- [EXERCISE GOAL] Copy out the data exactly, leaving the pictures behind.

=====

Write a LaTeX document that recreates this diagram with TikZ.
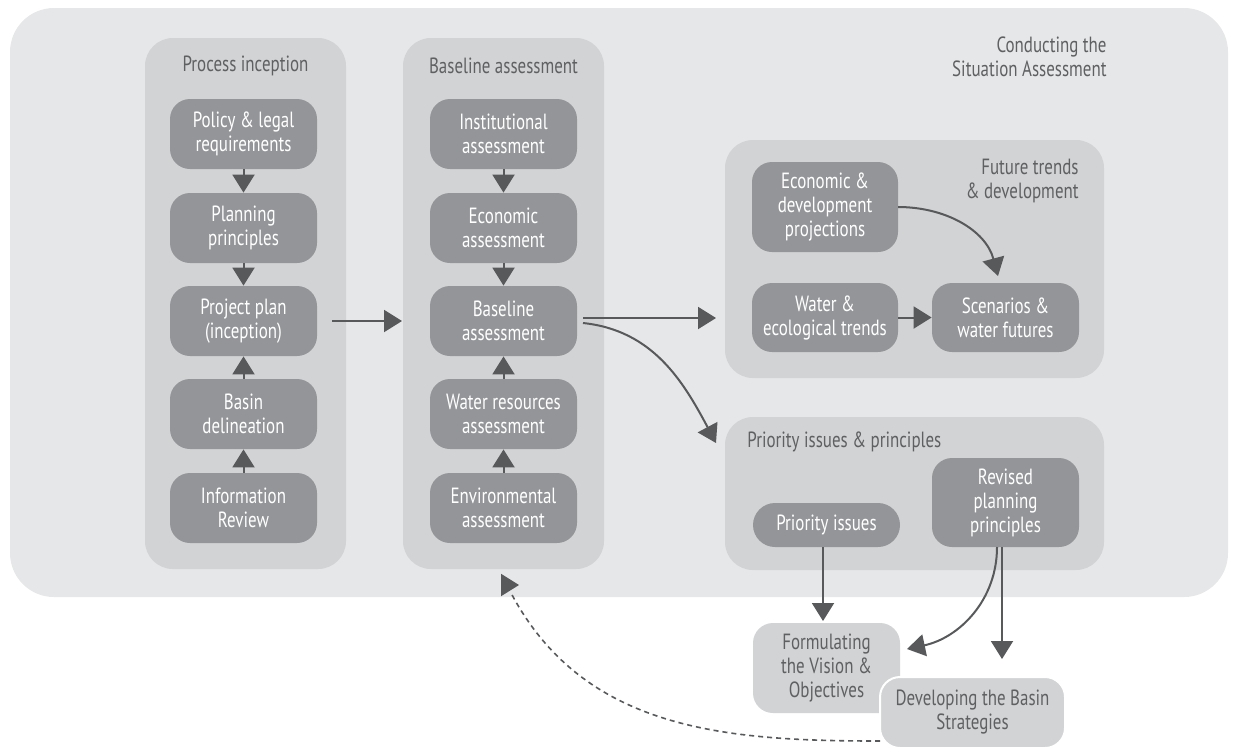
\documentclass[tikz,border=0pt]{standalone}
\usepackage{fontspec}
\setmainfont[FakeStretch=0.77]{PT Sans}
\usetikzlibrary{arrows.meta}
\definecolor{outerbg}{HTML}{E6E7E8}
\definecolor{colbg}{HTML}{D1D3D4}
\definecolor{boxdark}{HTML}{939598}
\definecolor{arrowc}{HTML}{58595B}
\definecolor{textdark}{HTML}{5F6062}
\begin{document}
\begin{tikzpicture}[x=0.5pt,y=-0.5pt,
  font=\fontsize{11}{12}\selectfont,
  panel/.style={fill=colbg, rounded corners=14pt, inner sep=0pt},
  darkbox/.style={fill=boxdark, text=white, rounded corners=10pt, inner sep=0pt,
    minimum width=73.5pt, minimum height=35pt, align=center},
  lightbox/.style={fill=colbg, text=textdark, rounded corners=10pt, inner sep=0pt,
    minimum width=73.5pt, minimum height=45pt, align=center},
  title/.style={text=textdark, inner sep=0pt},
  arr/.style={draw=arrowc, line width=1pt, -{Triangle[width=11pt,length=9pt]}, color=arrowc},
  dashline/.style={draw=arrowc, line width=0.8pt, dash pattern=on 2.5pt off 2pt}
]
\useasboundingbox (0,0) rectangle (1240,751);
% outer
\node[fill=outerbg, rounded corners=22pt, minimum width=609pt, minimum height=294.5pt, inner sep=0pt] (outer) at (619,302.5) {};
\node[title, anchor=east, align=right] (tconduct) at (1107,56.5) {Conducting the\\Situation Assessment};
% columns
\node[panel, minimum width=100.5pt, minimum height=265.5pt] (colA) at (245.5,303.5) {};
\node[panel, minimum width=100.5pt, minimum height=265.5pt] (colB) at (503.5,303.5) {};
\node[title] (tA) at (245.5,66) {Process inception};
\node[title] (tB) at (503.5,66) {Baseline assessment};
% column A boxes
\node[darkbox] (pol) at (243.5,134) {Policy \& legal\\requirements};
\node[darkbox] (pla) at (243.5,228) {Planning\\principles};
\node[darkbox] (prj) at (243.5,321) {Project plan\\(inception)};
\node[darkbox] (bsn) at (243.5,414) {Basin\\delineation};
\node[darkbox] (inf) at (243.5,508) {Information\\Review};
% column B boxes
\node[darkbox] (ins) at (503.5,134) {Institutional\\assessment};
\node[darkbox] (eco) at (503.5,228) {Economic\\assessment};
\node[darkbox] (bas) at (503.5,321) {Baseline\\assessment};
\node[darkbox] (wra) at (503.5,414) {Water resources\\assessment};
\node[darkbox] (env) at (503.5,508) {Environmental\\assessment};
% future panel
\node[panel, minimum width=189.5pt, minimum height=119pt] (fut) at (914.5,259) {};
\node[title, anchor=east, align=right] (tfut) at (1079,181) {Future trends\\\& development};
\node[darkbox, minimum width=73pt, minimum height=45pt] (edp) at (825,207) {Economic \&\\development\\projections};
\node[darkbox, minimum width=73pt, minimum height=34.5pt] (wet) at (825,317.5) {Water \&\\ecological trends};
\node[darkbox, minimum height=34.5pt] (scn) at (1005.5,317.5) {Scenarios \&\\water futures};
% priority panel
\node[panel, minimum width=189.5pt, minimum height=76.5pt] (pri) at (914.5,493.5) {};
\node[title, anchor=west] (tpri) at (747,442) {Priority issues \& principles};
\node[darkbox, minimum height=22pt, rounded corners=11pt] (pis) at (826.5,525) {Priority issues};
\node[darkbox, minimum height=44.5pt] (rev) at (1005.5,502.5) {Revised\\planning\\principles};
% bottom boxes
\node[lightbox] (frm) at (826.5,668) {Formulating\\the Vision \&\\Objectives};
\coordinate (dstart) at (880,741);
\coordinate (dmid) at (511,593);
\coordinate (dta) at (502,585);
\coordinate (dtb) at (519,585);
\draw[dashline] (dstart) to[out=180,in=-62] (dmid);
\draw[arr] (dta) -- (dtb);
\node[lightbox, draw=white, line width=1pt, minimum width=92.5pt, minimum height=35.5pt] (dev) at (972.5,712.5) {Developing the Basin\\Strategies};
% arrows column A
\draw[arr] (pol) -- (pla);
\draw[arr] (pla) -- (prj);
\draw[arr] (bsn) -- (prj);
\draw[arr] (inf) -- (bsn);
% arrows column B
\draw[arr] (ins) -- (eco);
\draw[arr] (eco) -- (bas);
\draw[arr] (wra) -- (bas);
\draw[arr] (env) -- (wra);
% cross arrows
\coordinate (pa) at (332,321);
\coordinate (pb) at (402,321);
\draw[arr] (pa) -- (pb);
\coordinate (ba) at (583,318);
\coordinate (bb) at (716,318);
\draw[arr] (ba) -- (bb);
\coordinate (bc) at (583,323);
\coordinate (bd) at (716,443);
\draw[arr] (bc) to[out=-6,in=118] (bd);
% future arrows
\coordinate (ea) at (898,207);
\coordinate (eb) at (998,276);
\draw[arr] (ea) to[out=0,in=105] (eb);
\draw[arr] (wet) -- (scn);
% priority arrows
\coordinate (pia) at (823,547);
\coordinate (pib) at (823,621);
\draw[arr] (pia) -- (pib);
\coordinate (ra) at (1002,547);
\coordinate (rb) at (1002,659);
\draw[arr] (ra) -- (rb);
\coordinate (rc) at (997,547);
\coordinate (rd) at (907,649);
\draw[arr] (rc) to[out=-90,in=12] (rd);
\end{tikzpicture}
\end{document}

=====

- [ANSWER FOR THIS EXERCISE]
Write a LaTeX document that recreates this diagram with TikZ.
\documentclass[tikz,border=0pt]{standalone}
\usepackage{fontspec}
\setmainfont[FakeStretch=0.77]{PT Sans}
\usetikzlibrary{arrows.meta}
\definecolor{outerbg}{HTML}{E6E7E8}
\definecolor{colbg}{HTML}{D1D3D4}
\definecolor{boxdark}{HTML}{939598}
\definecolor{arrowc}{HTML}{58595B}
\definecolor{textdark}{HTML}{5F6062}
\begin{document}
\begin{tikzpicture}[x=0.5pt,y=-0.5pt,
  font=\fontsize{11}{12}\selectfont,
  panel/.style={fill=colbg, rounded corners=14pt, inner sep=0pt},
  darkbox/.style={fill=boxdark, text=white, rounded corners=10pt, inner sep=0pt,
    minimum width=73.5pt, minimum height=35pt, align=center},
  lightbox/.style={fill=colbg, text=textdark, rounded corners=10pt, inner sep=0pt,
    minimum width=73.5pt, minimum height=45pt, align=center},
  title/.style={text=textdark, inner sep=0pt},
  arr/.style={draw=arrowc, line width=1pt, -{Triangle[width=11pt,length=9pt]}, color=arrowc},
  dashline/.style={draw=arrowc, line width=0.8pt, dash pattern=on 2.5pt off 2pt}
]
\useasboundingbox (0,0) rectangle (1240,751);
% outer
\node[fill=outerbg, rounded corners=22pt, minimum width=609pt, minimum height=294.5pt, inner sep=0pt] (outer) at (619,302.5) {};
\node[title, anchor=east, align=right] (tconduct) at (1107,56.5) {Conducting the\\Situation Assessment};
% columns
\node[panel, minimum width=100.5pt, minimum height=265.5pt] (colA) at (245.5,303.5) {};
\node[panel, minimum width=100.5pt, minimum height=265.5pt] (colB) at (503.5,303.5) {};
\node[title] (tA) at (245.5,66) {Process inception};
\node[title] (tB) at (503.5,66) {Baseline assessment};
% column A boxes
\node[darkbox] (pol) at (243.5,134) {Policy \& legal\\requirements};
\node[darkbox] (pla) at (243.5,228) {Planning\\principles};
\node[darkbox] (prj) at (243.5,321) {Project plan\\(inception)};
\node[darkbox] (bsn) at (243.5,414) {Basin\\delineation};
\node[darkbox] (inf) at (243.5,508) {Information\\Review};
% column B boxes
\node[darkbox] (ins) at (503.5,134) {Institutional\\assessment};
\node[darkbox] (eco) at (503.5,228) {Economic\\assessment};
\node[darkbox] (bas) at (503.5,321) {Baseline\\assessment};
\node[darkbox] (wra) at (503.5,414) {Water resources\\assessment};
\node[darkbox] (env) at (503.5,508) {Environmental\\assessment};
% future panel
\node[panel, minimum width=189.5pt, minimum height=119pt] (fut) at (914.5,259) {};
\node[title, anchor=east, align=right] (tfut) at (1079,181) {Future trends\\\& development};
\node[darkbox, minimum width=73pt, minimum height=45pt] (edp) at (825,207) {Economic \&\\development\\projections};
\node[darkbox, minimum width=73pt, minimum height=34.5pt] (wet) at (825,317.5) {Water \&\\ecological trends};
\node[darkbox, minimum height=34.5pt] (scn) at (1005.5,317.5) {Scenarios \&\\water futures};
% priority panel
\node[panel, minimum width=189.5pt, minimum height=76.5pt] (pri) at (914.5,493.5) {};
\node[title, anchor=west] (tpri) at (747,442) {Priority issues \& principles};
\node[darkbox, minimum height=22pt, rounded corners=11pt] (pis) at (826.5,525) {Priority issues};
\node[darkbox, minimum height=44.5pt] (rev) at (1005.5,502.5) {Revised\\planning\\principles};
% bottom boxes
\node[lightbox] (frm) at (826.5,668) {Formulating\\the Vision \&\\Objectives};
\coordinate (dstart) at (880,741);
\coordinate (dmid) at (511,593);
\coordinate (dta) at (502,585);
\coordinate (dtb) at (519,585);
\draw[dashline] (dstart) to[out=180,in=-62] (dmid);
\draw[arr] (dta) -- (dtb);
\node[lightbox, draw=white, line width=1pt, minimum width=92.5pt, minimum height=35.5pt] (dev) at (972.5,712.5) {Developing the Basin\\Strategies};
% arrows column A
\draw[arr] (pol) -- (pla);
\draw[arr] (pla) -- (prj);
\draw[arr] (bsn) -- (prj);
\draw[arr] (inf) -- (bsn);
% arrows column B
\draw[arr] (ins) -- (eco);
\draw[arr] (eco) -- (bas);
\draw[arr] (wra) -- (bas);
\draw[arr] (env) -- (wra);
% cross arrows
\coordinate (pa) at (332,321);
\coordinate (pb) at (402,321);
\draw[arr] (pa) -- (pb);
\coordinate (ba) at (583,318);
\coordinate (bb) at (716,318);
\draw[arr] (ba) -- (bb);
\coordinate (bc) at (583,323);
\coordinate (bd) at (716,443);
\draw[arr] (bc) to[out=-6,in=118] (bd);
% future arrows
\coordinate (ea) at (898,207);
\coordinate (eb) at (998,276);
\draw[arr] (ea) to[out=0,in=105] (eb);
\draw[arr] (wet) -- (scn);
% priority arrows
\coordinate (pia) at (823,547);
\coordinate (pib) at (823,621);
\draw[arr] (pia) -- (pib);
\coordinate (ra) at (1002,547);
\coordinate (rb) at (1002,659);
\draw[arr] (ra) -- (rb);
\coordinate (rc) at (997,547);
\coordinate (rd) at (907,649);
\draw[arr] (rc) to[out=-90,in=12] (rd);
\end{tikzpicture}
\end{document}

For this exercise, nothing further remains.